Craft
Slow Wardrobes: The Art of Less and the Discipline of Intentional Dressing
2025
·by KURA Editorial

A wardrobe is not a collection. It is a practice. Each piece should earn its place through use.
The average person owns far more clothing than they wear. Studies suggest that 80% of a wardrobe goes untouched in any given year. The slow wardrobe movement does not propose minimalism for its own sake. It proposes intentionality. Buying fewer, better things. Understanding the materials, the making, and the maintenance of each garment. Dressing as a considered act rather than an automated one.
Quality over quantity
The brands on KURA are not fast fashion. They cannot be. The economics of handmade production do not permit the volume that fast fashion requires. But this constraint is also a gift. When a garment takes weeks to produce, the designer is forced to consider whether it deserves to exist. This consideration is passed on to the buyer, who is invited to think not about what is trending, but about what will endure.

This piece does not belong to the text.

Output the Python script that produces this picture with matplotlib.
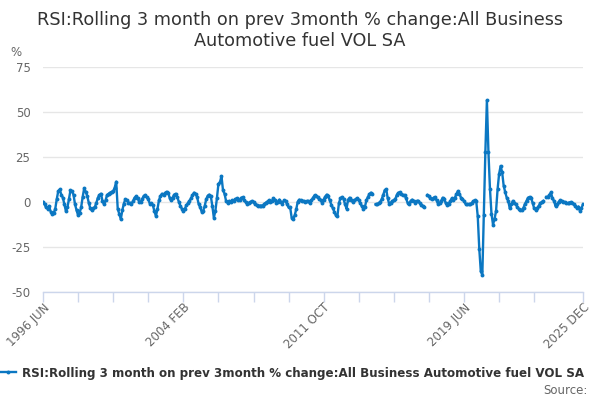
import numpy as np
import pandas as pd
import matplotlib
matplotlib.use("Agg")
import matplotlib.pyplot as plt
from matplotlib.lines import Line2D

plt.rcParams['font.family'] = ['DejaVu Sans']

title = "RSI:Rolling 3 month on prev 3month % change:All Business\nAutomotive fuel VOL SA"
series_name = "RSI:Rolling 3 month on prev 3month % change:All Business Automotive fuel VOL SA"
start_month = "1996-06"

# monthly values (NaN = missing)
vals_1996_2001 = [0, -1.3, -3, -3.7, -2.2, -5.3, -6.5, -6, -4, 1.5, 6, 7, 4, 2.5, -1.3, -5,
                  -3, 1.5, 6.5, 6, 4, -1.3, -4.6, -7.4, -6, -3, 2.8, 7.6, 5.7, 3.3, -0.4,
                  -3.5, -4.6, -3.5, -2.8, -0.4, 2.4, 3.9, 4.6, 0.6, -1.3, 0.9, 3.9, 4.6,
                  5.2, 5.7, 6, 8, 11.3, -4, -6.5, -9.6, -4.6, -0.9, 1.5, 0.9, -0.4, -0.4]
vals_2001_2006 = [-1.3, 0.6, 2.4, 3.1, 2, 0.2, 0, 1.6, 3.3, 3.9, 2.8, 1.6, -0.9, -0.6,
                  -1.7, -5, -7.8, -4.1, 0.9, 3.3, 4.6, 3.9, 5, 5.7, 5.2, 2.4, 0.9, 2.4,
                  4.1, 4.6, 2.8, 0.2, -2, -3.7, -5, -3.7, -1.9, -0.7, 0.6, 2, 3.7, 5.2,
                  4.6, 2.8, -0.9, -2.8, -5.4, -5, -2.2, 1.5, 3.5, 4.1, 3.3, -2.2, -8.7,
                  -5, 2, 10, 11, 14.4, 6.5, 4.6, 0.6]
vals_2006_2011 = [-0.4, 0.6, 0.2, 0.9, 0.6, 1.5, 2, 1.1, 1.3, 2.4, 2.6, 0.9, -0.2, -0.9,
                  -0.4, 0, 0.6, -0.2, -1.1, -1.7, -2, -2, -2, -2, -1.1, -0.4, 0.2, 0.9,
                  -0.2, 0.6, 2, 1.3, -0.6, 0.2, 1.3, -0.2, -0.9, 0.9, 0.6, -1.3, -3,
                  -2.8, -8.7, -9.3, -7.4, -4.1, 0.2, 1.3, 0.9, 0.7, 0.6, 0.2]
vals_2011_2016 = [0.6, 0.4, -0.7, 0.9, 2.4, 3.7, 3.5, 2.6, 1.8, 0.9, -0.4, 1.3, 3, 4.1,
                  3.1, 0.9, -1.5, -3.5, -5.4, -7.4, -7.8, -0.6, 2, 2.8, 1.8, -1.3, -3.7,
                  1.3, 2.4, 1.3, 0.2, 0.9, 1.5, 2.2, 1.3, -0.7, -2.4, -3.7, -2.8, 0.9,
                  2.8, 4.3, 5.2, 4.6, np.nan, -1.3, -1.3, -0.7, 0, 1.5, 3.9, 6.5, 7, 2,
                  -1.3, -0.4, 0.6, 0.9, 1.8, 4, 5.2]
vals_2016_2020 = [5.3, 4.3, 3.9, 3.9, 2, -0.4, -1.3, 0.6, 1.3, 0.6, -0.4, 0.6, 0.6, -0.6,
                  -1.5, -2.2, -2.8, np.nan, 3.9, 3.3, 2, 1.5, 2.4, 2.8, 0.9, -1.1, -0.6,
                  0.6, 2.4, 1.6, -0.6, -1.7, -0.9, 0.6, 2, 0.9, 2.4, 4.3, 6.1, 4.6, 2.4,
                  1.5, 0.6, -1.1, -1.3, -1.3, -1.1, -0.7, 0.4, 0.9, 0.5]
vals_2020_2025 = [-7.9, -26, -38.5, -40.5, -7, 28, 56.5, 28, 7.5, -6.5, -12.5, -9.5, -5,
                  7, 15.6, 20, 16.5, 9, 5.5, 2.4, 0.6, -3.6, -1.3, 0.6, -0.4, -1.3, -3,
                  -3.9, -4.5, -4.3, -3.1, -1, 0.7, 2.4, 2.8, 2.3, -0.5, -3.5, -4.3, -3.3,
                  -2, -0.8, 0, 0.6, np.nan, 2.8, 2.8, 4, 5.3, 2, 0.6, -2.3, -1.3, 0, 0.9,
                  0.6, 0.2, 0, -0.5, -0.8, -0.3, 0, -0.4, -1.3, -2.2, -3.4, -2.5, -5,
                  -3.5, -1.2]

values = np.array(vals_1996_2001 + vals_2001_2006 + vals_2006_2011 +
                  vals_2011_2016 + vals_2016_2020 + vals_2020_2025, dtype=float)
months = pd.date_range(start_month, periods=len(values), freq="MS")
labels_all = [d.strftime("%Y %b").upper() for d in months]

yticks = [-50, -25, 0, 25, 50, 75]
tick_step = 23
labelled_ticks = ["1996 JUN", "2004 FEB", "2011 OCT", "2019 JUN", "2025 DEC"]

fig = plt.figure(figsize=(6, 4), dpi=100)
ax = fig.add_axes([43/600, 1-292/400, 540/600, 225/400])

x = np.arange(len(values))
col = "#0b77c2"
ax.plot(x, values, color=col, lw=1.7, marker="o", ms=2.8, mew=0, zorder=3)

ax.set_xlim(0, len(values)-1)
ax.set_ylim(-50, 75)
ax.set_yticks(yticks)
ax.set_yticklabels([str(v) for v in yticks], color="#666666", fontsize=8.5)
ax.grid(axis="y", color="#e6e6e6", lw=1)
ax.set_axisbelow(True)
for s in ["top", "right", "left"]:
    ax.spines[s].set_visible(False)
ax.spines["bottom"].set_color("#ccd6eb")
ax.spines["bottom"].set_linewidth(1)
ax.tick_params(axis="y", length=0, pad=9)

ticks = list(range(0, len(values)-tick_step, tick_step)) + [len(values)-1]
ticks = sorted(set(t for t in ticks if t <= len(values)-1))
tick_labels = [labels_all[t] if labels_all[t] in labelled_ticks else "" for t in ticks]
ax.set_xticks(ticks)
ax.set_xticklabels(tick_labels, rotation=45, ha="right", rotation_mode="anchor",
                   color="#666666", fontsize=8.5)
ax.tick_params(axis="x", length=7.5, color="#ccd6eb", width=1, pad=-1)

fig.text(0.5, 1-30.5/400, title, ha="center", va="center", fontsize=12.7,
         color="#333333", linespacing=1.2)
fig.text(10/600, 1-52/400, "%", ha="left", va="center", fontsize=8.5, color="#666666")

handle = Line2D([], [], color=col, lw=1.7, marker="o", ms=2.8, mew=0)
fig.legend([handle], [series_name], loc="center", bbox_to_anchor=(0.487, 1-373/400),
           frameon=False, handlelength=1.3, handletextpad=0.5,
           prop={"weight": "bold", "size": 8.6}, labelcolor="#333333")
fig.text(588/600, 1-390/400, "Source:", ha="right", va="center", fontsize=8.5,
         color="#666666")

fig.savefig("out.png", dpi=100)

A wardrobe is not a collection. It is a practice. Each piece should earn its place through use.
The practice of care
Maintaining a slow wardrobe requires a different relationship to clothing. It means learning how to care for natural fibres. It means finding a tailor who can repair a seam. It means resisting the impulse to replace and instead choosing to renew. This is not deprivation. It is discipline, and like all disciplines, it leads to a deeper kind of satisfaction.